A U.S. District Judge ruled yesterday that Lyft drivers may be employees, rather than independent contractors, under California law, Politico reports. Drivers have sued both Lyft and Uber for misclassification. A different judge will hear the Uber case today.
The New York Times looks at three states that offer paid parental leave: California, New Jersey, and Rhode Island. Economists find that while paid leave does not necessarily help businesses, the policy does not seem to harm them either. Paid leave policies increase the number of people who take time off, particularly low-income parents who might have taken no leave or stopped working. Paid leave also increases the probability that mothers will return to work after taking time to spend with their children, eventually working more hours and earning higher wages. Social scientists warn that paid leave policies could backfire if employers penalize parents by denying promotions or raises. President Obama, who recently gave federal employees six weeks of paid parenting leave, said, “It’s time we stop treating child care as a side issue or a women’s issue, and treat it like the national economic priority that it is.”

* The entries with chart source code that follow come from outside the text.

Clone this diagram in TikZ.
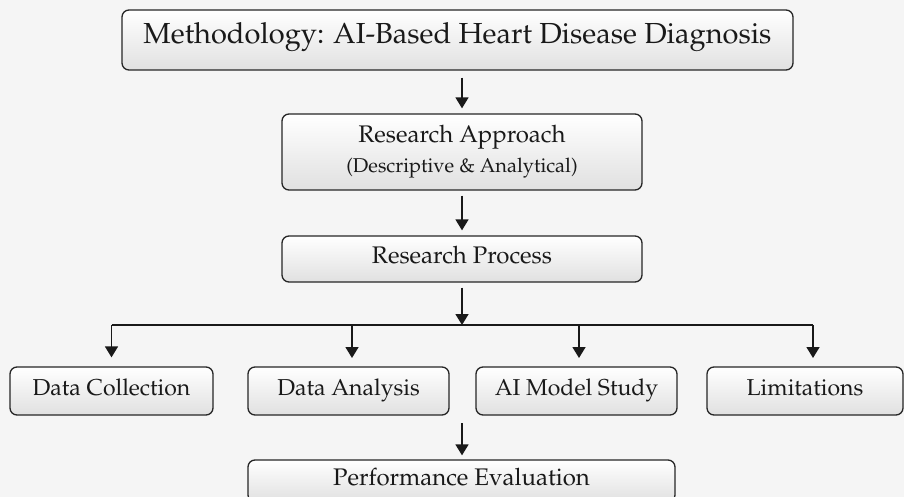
\documentclass[tikz,border=0pt]{standalone}
\usepackage[T1]{fontenc}
\usepackage{mathpazo}
\usetikzlibrary{arrows.meta}
\begin{document}
\begin{tikzpicture}[x=1pt,y=-1pt,
  box/.style={draw=black!85,line width=1.3pt,rounded corners=7pt,top color=white,bottom color=black!12,
    align=center,inner sep=0pt,text=black!90},
  one/.style={text height=0.8em,text depth=0em},
  arr/.style={line width=1.6pt,draw=black!90,-{Triangle[length=11pt,width=13pt]}},
  bus/.style={line width=1.6pt,draw=black!90}]
\clip (0,0) rectangle (904,497);
\fill[black!4] (0,0) rectangle (904,497);
\node[box,one,minimum width=671pt,minimum height=60pt,font=\fontsize{29}{34}\selectfont] (title) at (457.5,40) {Methodology: AI-Based Heart Disease Diagnosis};
\node[box,minimum width=360pt,minimum height=76pt] (ra) at (462,152) {{\fontsize{24}{30}\selectfont Research Approach}\\[8pt]{\fontsize{20}{24}\selectfont (Descriptive \& Analytical)}};
\node[box,one,minimum width=360pt,minimum height=46pt,font=\fontsize{24}{28}\selectfont] (rp) at (462,259) {Research Process};
\node[box,one,minimum width=203pt,minimum height=48pt,font=\fontsize{23}{28}\selectfont] (dc) at (111.5,391) {Data Collection};
\node[box,one,minimum width=201pt,minimum height=48pt,font=\fontsize{23}{28}\selectfont] (da) at (348.5,391) {Data Analysis};
\node[box,one,minimum width=201pt,minimum height=48pt,font=\fontsize{23}{28}\selectfont] (ai) at (576.5,391) {AI Model Study};
\node[box,one,minimum width=196pt,minimum height=48pt,font=\fontsize{23}{28}\selectfont] (lim) at (805,391) {Limitations};
\node[box,one,minimum width=427pt,minimum height=42pt,font=\fontsize{24}{28}\selectfont] (pe) at (461.5,481) {Performance Evaluation};
\coordinate (busy) at (462,325);
\coordinate (pestart) at (462,423);
\draw[arr,shorten <=7pt,shorten >=5pt] (title.south -| ra.north) -- (ra.north);
\draw[arr,shorten <=5pt,shorten >=5pt] (ra.south) -- (rp.north);
\draw[arr,shorten <=5pt] (rp.south) -- (busy);
\draw[bus] (busy -| dc.north) -- (busy -| 813,0);
\draw[arr,shorten >=9pt] (busy -| dc.north) -- (dc.north);
\draw[arr,shorten >=9pt] (busy -| 352,0) -- (352,367);
\draw[arr,shorten >=9pt] (busy -| 579,0) -- (579,367);
\draw[arr,shorten >=9pt] (busy -| 813,0) -- (813,367);
\draw[arr,shorten >=4pt] (pestart) -- (pe.north -| pestart);
\end{tikzpicture}
\end{document}
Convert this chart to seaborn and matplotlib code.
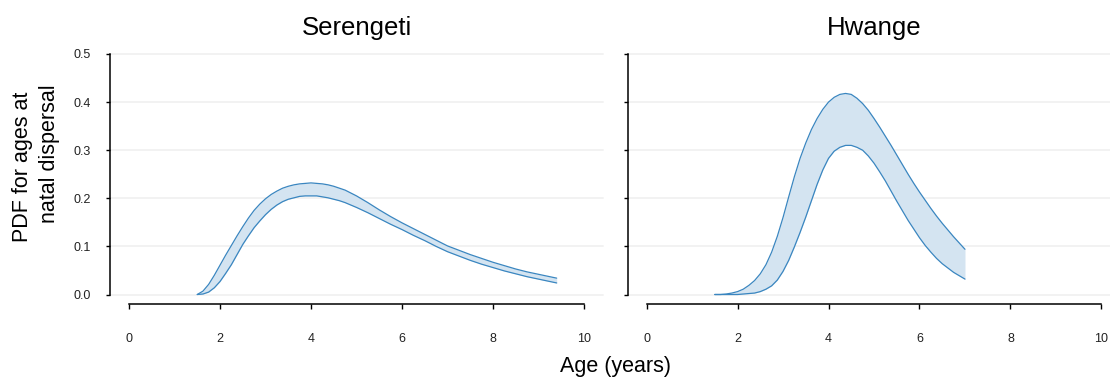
import matplotlib
matplotlib.use("Agg")
import matplotlib.pyplot as plt
import matplotlib.transforms as mtransforms
import pandas as pd
import seaborn as sns

# Credible band of the age-at-dispersal density, per site
sites = ["Serengeti", "Hwange"]

serengeti_age = [1.5, 1.625, 1.75, 1.875, 2.0, 2.125, 2.25, 2.375, 2.5, 2.625, 2.75, 2.875,
                 3.0, 3.125, 3.25, 3.375, 3.5, 3.625, 3.75, 3.875, 4.0, 4.125, 4.25, 4.375,
                 4.5, 4.625, 4.75, 4.875, 5.0, 5.25, 5.5, 5.75, 6.0, 6.25, 6.5, 6.75,
                 7.0, 7.25, 7.5, 7.75, 8.0, 8.25, 8.5, 8.75, 9.0, 9.25, 9.4]
serengeti_upper = [0.000, 0.007, 0.021, 0.040, 0.061, 0.082, 0.102, 0.122, 0.141, 0.159,
                   0.175, 0.188, 0.199, 0.208, 0.215, 0.221, 0.225, 0.228, 0.230, 0.231,
                   0.232, 0.231, 0.230, 0.228, 0.225, 0.221, 0.217, 0.211, 0.205, 0.191,
                   0.176, 0.162, 0.149, 0.137, 0.125, 0.113, 0.101, 0.092, 0.083, 0.075,
                   0.067, 0.060, 0.053, 0.047, 0.042, 0.037, 0.034]
serengeti_lower = [0.000, 0.001, 0.005, 0.014, 0.027, 0.044, 0.062, 0.083, 0.104, 0.122,
                   0.139, 0.153, 0.166, 0.177, 0.186, 0.193, 0.198, 0.201, 0.204, 0.205,
                   0.205, 0.205, 0.203, 0.201, 0.198, 0.195, 0.191, 0.186, 0.181, 0.170,
                   0.158, 0.146, 0.135, 0.123, 0.112, 0.100, 0.089, 0.080, 0.071, 0.063,
                   0.056, 0.049, 0.043, 0.037, 0.032, 0.027, 0.024]

hwange_age = [1.5, 1.625, 1.75, 1.875, 2.0, 2.125, 2.25, 2.375, 2.5, 2.625, 2.75, 2.875,
              3.0, 3.125, 3.25, 3.375, 3.5, 3.625, 3.75, 3.875, 4.0, 4.125, 4.25, 4.375,
              4.5, 4.625, 4.75, 4.875, 5.0, 5.125, 5.25, 5.375, 5.5, 5.625, 5.75, 5.875,
              6.0, 6.125, 6.25, 6.375, 6.5, 6.625, 6.75, 6.875, 7.0]
hwange_upper = [0.000, 0.000, 0.001, 0.003, 0.006, 0.011, 0.019, 0.029, 0.043, 0.062,
                0.088, 0.121, 0.160, 0.203, 0.245, 0.283, 0.315, 0.343, 0.366, 0.385,
                0.400, 0.410, 0.416, 0.418, 0.416, 0.408, 0.397, 0.383, 0.366, 0.348,
                0.329, 0.310, 0.290, 0.270, 0.250, 0.231, 0.213, 0.196, 0.179, 0.163,
                0.148, 0.134, 0.120, 0.107, 0.094]
hwange_lower = [0.000, 0.000, 0.000, 0.000, 0.000, 0.001, 0.002, 0.003, 0.006, 0.011,
                0.018, 0.030, 0.048, 0.071, 0.099, 0.129, 0.161, 0.195, 0.229, 0.259,
                0.283, 0.298, 0.306, 0.310, 0.310, 0.306, 0.300, 0.288, 0.273, 0.255,
                0.236, 0.215, 0.194, 0.174, 0.154, 0.136, 0.118, 0.102, 0.088, 0.075,
                0.064, 0.055, 0.046, 0.039, 0.032]

x_ticks = [0, 2, 4, 6, 8, 10]
y_ticks = [0.0, 0.1, 0.2, 0.3, 0.4, 0.5]

x_label = "Age (years)"
y_label_lines = ["PDF for ages at", "natal dispersal"]

LINE = "#3a86c0"
FILL = "#d4e4f1"
GRID = "#f1f1f1"

sns.set_theme(style="white")
plt.rcParams["font.family"] = ["Liberation Sans", "DejaVu Sans"]

W, H = 1110, 382
fig = plt.figure(figsize=(W / 100, H / 100), dpi=100)


def axes_px(left, top, right, bottom):
    return fig.add_axes([left / W, 1 - bottom / H, (right - left) / W, (bottom - top) / H])


ylim = (-0.003, 0.503)
xlim = (-0.418, 10.418)
px_per_y = 481.0
top_px = 54 - (ylim[1] - 0.5) * px_per_y
bot_px = 294.5 + (0 - ylim[0]) * px_per_y

ax_left = axes_px(110, top_px, 603, bot_px)
ax_right = axes_px(627.5, top_px, 1120.5, bot_px)

frames = [
    pd.DataFrame({"age": serengeti_age, "upper": serengeti_upper, "lower": serengeti_lower}),
    pd.DataFrame({"age": hwange_age, "upper": hwange_upper, "lower": hwange_lower}),
]

for ax, site, df, show_ylabels in zip([ax_left, ax_right], sites, frames, [True, False]):
    ax.fill_between(df["age"], df["lower"], df["upper"], color=FILL, linewidth=0, zorder=2)
    sns.lineplot(data=df, x="age", y="upper", ax=ax, color=LINE, linewidth=0.9, zorder=3)
    sns.lineplot(data=df, x="age", y="lower", ax=ax, color=LINE, linewidth=0.9, zorder=3)

    ax.set_xlim(*xlim)
    ax.set_ylim(*ylim)
    ax.set_xticks(x_ticks)
    ax.set_yticks(y_ticks)
    ax.set_xticklabels([str(t) for t in x_ticks])
    if show_ylabels:
        ax.set_yticklabels([f"{t:.1f}" for t in y_ticks])
    else:
        ax.set_yticklabels([])
    ax.set_xlabel("")
    ax.set_ylabel("")

    ax.grid(False)
    for yv in y_ticks:
        ax.axhline(yv, color=GRID, linewidth=1.3, zorder=0, clip_on=False)

    ax.tick_params(axis="x", direction="out", length=3.8, width=1.0, color="black",
                   labelsize=9, pad=17, bottom=True, labelcolor="#222222")
    ax.tick_params(axis="y", direction="out", length=3.0, width=1.0, color="black",
                   labelsize=9, pad=11, left=True, labelcolor="#222222")

    sns.despine(ax=ax, offset={"bottom": 6, "left": 0}, trim=True)
    for side in ["bottom", "left"]:
        ax.spines[side].set_color("black")
        ax.spines[side].set_linewidth(1.1)

    # panel title centred over the age range
    trans = mtransforms.blended_transform_factory(ax.transData, fig.transFigure)
    ax.text((x_ticks[0] + x_ticks[-1]) / 2, 1 - 35 / H, site, transform=trans,
            ha="center", va="baseline", fontsize=18.5, color="black")

# shared x label centred across both age axes
fig.canvas.draw()
x0 = ax_left.transData.transform((x_ticks[0], 0))[0]
x1 = ax_right.transData.transform((x_ticks[-1], 0))[0]
fig.text((x0 + x1) / 2 / W, 1 - 372 / H, x_label, ha="center", va="baseline",
         fontsize=15.5, color="black")

# two-line y label
fig.text(28.3 / W, 1 - 167 / H, y_label_lines[0], rotation=90, rotation_mode="anchor",
         ha="center", va="baseline", fontsize=15.5, color="black")
fig.text(55 / W, 1 - 153.7 / H, y_label_lines[1], rotation=90, rotation_mode="anchor",
         ha="center", va="baseline", fontsize=15.5, color="black")

fig.savefig("out.png", dpi=100)
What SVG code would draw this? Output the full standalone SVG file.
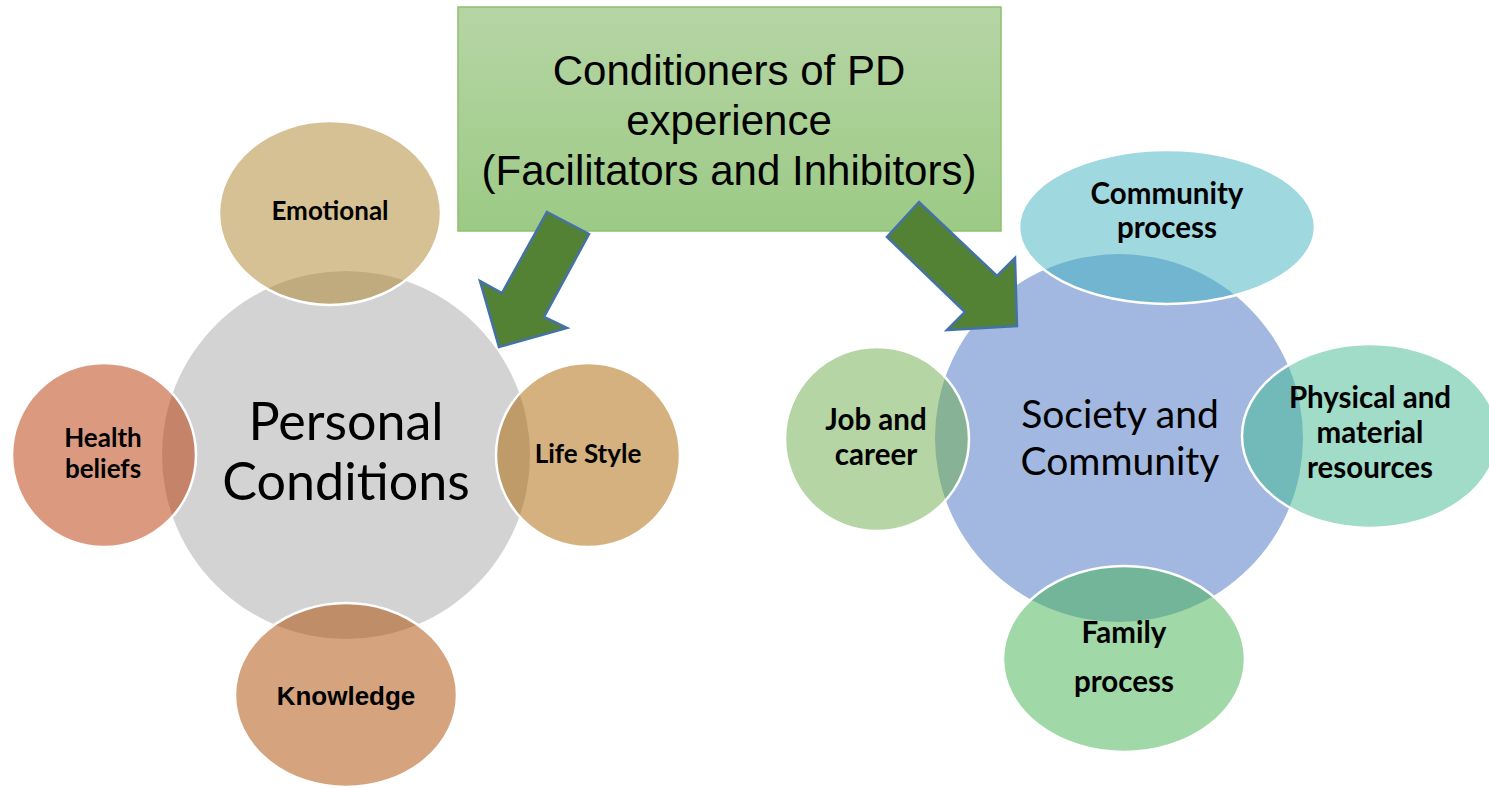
<svg xmlns="http://www.w3.org/2000/svg" width="1489" height="788" viewBox="0 0 1489 788">
<defs>
<linearGradient id="boxGrad" x1="0" y1="0" x2="0" y2="1">
<stop offset="0" stop-color="#B6D5A5"/>
<stop offset="1" stop-color="#9CCA85"/>
</linearGradient>
<style>
.hub{stroke:none}
.sat{fill-opacity:0.5;stroke:#FFFFFF;stroke-width:2.5}
.lbl{font-family:Lato,"Noto Sans",sans-serif;font-weight:bold;font-size:26px;fill:#000;text-anchor:middle}
.lblR{font-family:Lato,"Noto Sans",sans-serif;font-weight:bold;font-size:29.5px;fill:#000;text-anchor:middle}
.lblA{font-family:"Liberation Sans",Arial,sans-serif;font-weight:bold;font-size:26px;fill:#000;text-anchor:middle}
.hubtxt{font-family:Lato,"Noto Sans",sans-serif;font-size:52px;fill:#000;text-anchor:middle}
.hubtxt2{font-family:Lato,"Noto Sans",sans-serif;font-size:39px;fill:#000;text-anchor:middle}
.title{font-family:"Liberation Sans",Arial,sans-serif;font-size:42px;fill:#000;text-anchor:middle}
.arrow{fill:#548235;stroke:#4472A8;stroke-width:2.5;stroke-linejoin:miter}
</style>
</defs>
<rect width="1489" height="788" fill="#FFFFFF"/>

<g id="personal-conditions">
<circle class="hub" cx="346" cy="455" r="184" fill="#D3D3D3"/>
<text class="hubtxt" x="346" y="440">Personal</text>
<text class="hubtxt" x="346" y="500">Conditions</text>
</g>

<g id="society-community">
<circle class="hub" cx="1119" cy="438" r="184" fill="#A2B8E0"/>
<text class="hubtxt2" x="1120" y="428">Society and</text>
<text class="hubtxt2" x="1120" y="475">Community</text>
</g>

<g id="emotional">
<ellipse class="sat" cx="330" cy="213" rx="111" ry="92" fill="#AD8329"/>
<text class="lbl" x="330" y="220">Emotional</text>
</g>
<g id="health-beliefs">
<circle class="sat" cx="104" cy="455" r="92" fill="#B73501"/>
<text class="lbl" x="103" y="447">Health</text>
<text class="lbl" x="103" y="478">beliefs</text>
</g>
<g id="life-style">
<circle class="sat" cx="588" cy="455" r="92" fill="#AB6300"/>
<text class="lbl" x="588" y="463">Life Style</text>
</g>
<g id="knowledge">
<ellipse class="sat" cx="346" cy="695" rx="111" ry="92" fill="#AB4900"/>
<text class="lblA" x="346" y="705">Knowledge</text>
</g>

<g id="community-process">
<ellipse class="sat" cx="1167" cy="227" rx="148" ry="77" fill="#41B1C1"/>
<text class="lblR" x="1167" y="204">Community</text>
<text class="lblR" x="1167" y="238">process</text>
</g>
<g id="job-career">
<circle class="sat" cx="877" cy="439" r="92" fill="#6BAB4B"/>
<text class="lblR" x="876" y="430">Job and</text>
<text class="lblR" x="876" y="465">career</text>
</g>
<g id="physical-resources">
<ellipse class="sat" cx="1370" cy="436" rx="128" ry="92" fill="#41B991"/>
<text class="lblR" x="1370" y="408">Physical and</text>
<text class="lblR" x="1370" y="443">material</text>
<text class="lblR" x="1370" y="478">resources</text>
</g>
<g id="family-process">
<ellipse class="sat" cx="1124" cy="659" rx="121" ry="93" fill="#41B151"/>
<text class="lblR" x="1124" y="643">Family</text>
<text class="lblR" x="1124" y="692">process</text>
</g>

<g id="conditioners">
<rect x="458" y="7" width="543" height="224" fill="url(#boxGrad)" stroke="#8DC06F" stroke-width="1.5"/>
<text class="title" x="729" y="85">Conditioners of PD</text>
<text class="title" x="729" y="135">experience</text>
<text class="title" x="729" y="185">(Facilitators and Inhibitors)</text>
</g>

<g id="connectors">
<polygon class="arrow" points="547,212 589,234 544,317 567,328 499,347 480,281 502,293"/>
<polygon class="arrow" points="919,202 887,237 965,312 947,330 1017,326 1015,258 997,276"/>
</g>
</svg>
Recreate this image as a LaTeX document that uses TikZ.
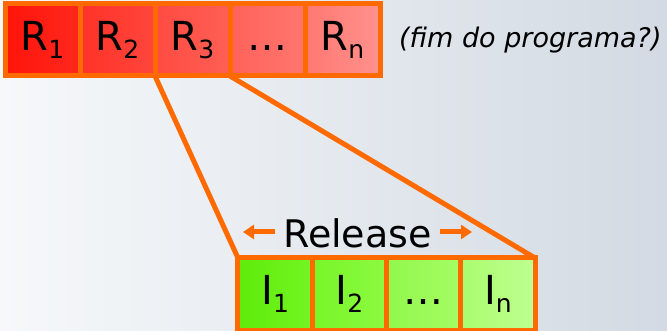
\documentclass[tikz,border=0pt]{standalone}
\usepackage{fontspec}
\setmainfont{DejaVu Sans}
\usetikzlibrary{arrows.meta}
\definecolor{edge}{HTML}{FF6A00}
\definecolor{bgl}{HTML}{F6F8FA}
\definecolor{bgr}{HTML}{D3DAE3}
\newcommand{\lbl}[2]{#1\raisebox{-0.2em}{\fontsize{25}{25}\selectfont #2}}
\newcommand{\dotslbl}{\vphantom{\lbl{R}{1}}…}
\tikzset{
  cell/.style={draw=edge, line width=5pt, minimum width=75pt, minimum height=72pt,
    inner sep=0pt, outer sep=0pt, font=\fontsize{40}{44}\selectfont},
  icell/.style={cell, minimum width=74.25pt},
  link/.style={draw=edge, line width=5pt},
  arr/.style={draw=edge, line width=5pt, -{Triangle[length=11pt,width=14pt]}}
}
\begin{document}
\begin{tikzpicture}[x=1pt,y=-1pt]
\useasboundingbox (0,0) rectangle (667,331);
\fill[left color=bgl, right color=bgr] (0,0) rectangle (667,331);
% top row
\node[cell, left color={rgb,255:red,255;green,20;blue,10}, right color={rgb,255:red,255;green,40;blue,30}] (r1) at (42.5,40) {\lbl{R}{1}};
\node[cell, left color={rgb,255:red,255;green,50;blue,40}, right color={rgb,255:red,255;green,70;blue,60}] (r2) at (117.5,40) {\lbl{R}{2}};
\node[cell, left color={rgb,255:red,255;green,75;blue,65}, right color={rgb,255:red,255;green,95;blue,85}] (r3) at (192.5,40) {\lbl{R}{3}};
\node[cell, left color={rgb,255:red,255;green,98;blue,90}, right color={rgb,255:red,255;green,118;blue,110}] (r4) at (267.5,40) {\dotslbl};
\node[cell, left color={rgb,255:red,255;green,120;blue,115}, right color={rgb,255:red,255;green,145;blue,140}] (rn) at (342.5,40) {\lbl{R}{n}};
\node[anchor=west, font=\itshape\fontsize{27}{30}\selectfont, inner sep=0pt] (q) at (399,40) {(fim do programa?)};
% bottom row
\node[icell, left color={rgb,255:red,95;green,235;blue,10}, right color={rgb,255:red,115;green,245;blue,35}] (i1) at (275.1,294) {\lbl{I}{1}};
\node[icell, left color={rgb,255:red,120;green,245;blue,40}, right color={rgb,255:red,140;green,250;blue,65}] (i2) at (349.4,294) {\lbl{I}{2}};
\node[icell, left color={rgb,255:red,145;green,248;blue,75}, right color={rgb,255:red,165;green,252;blue,100}] (i3) at (423.6,294) {\dotslbl};
\node[icell, left color={rgb,255:red,170;green,252;blue,110}, right color={rgb,255:red,190;green,255;blue,145}] (in) at (497.9,294) {\lbl{I}{n}};
% connectors
\draw[link] (r3.south west) -- (i1.north west);
\draw[link] (r3.south east) -- (in.north east);
% release
\node[font=\fontsize{38}{40}\selectfont, inner sep=0pt] (rel) at (357.5,233) {Release};
\coordinate (la) at (243,232);
\coordinate (ra) at (472,232);
\draw[arr] ([xshift=-8pt,yshift=1pt]rel.west) -- (la);
\draw[arr] ([xshift=8pt,yshift=1pt]rel.east) -- (ra);
\end{tikzpicture}
\end{document}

Politico reports that Wisconsin State Senate Leader, Scott Fitzgerald, wants the Senate to take up right to work legislation. Governor Scott Walker has called right to work legislation a “distraction” from other priorities.
Lydia DePillis, in the Washington Post, writes about why internet journalists are not organizing. De Pillis points to loss of employee leverage combined with a younger generation of workers less familiar with unions. The new media workforce also tends to see management as an ally, rather than an adversary.
New claims for unemployment insurance have dropped to their lowest level since 2000, the New York Times reports. Claims dropped by 43,000, the biggest weekly decline since November 2012. Homeownership rates remain low, but might increase with the labor market improving and the government moving to increase access to credit.
In Paris, a spontaneous strike, in response to a passenger assault of a driver, has halted service on Europe’s busiest commuter line. The disruption occurs after the implementation of heightened security measures in France in response to terrorist attacks that killed 17 people, the New York Times reports.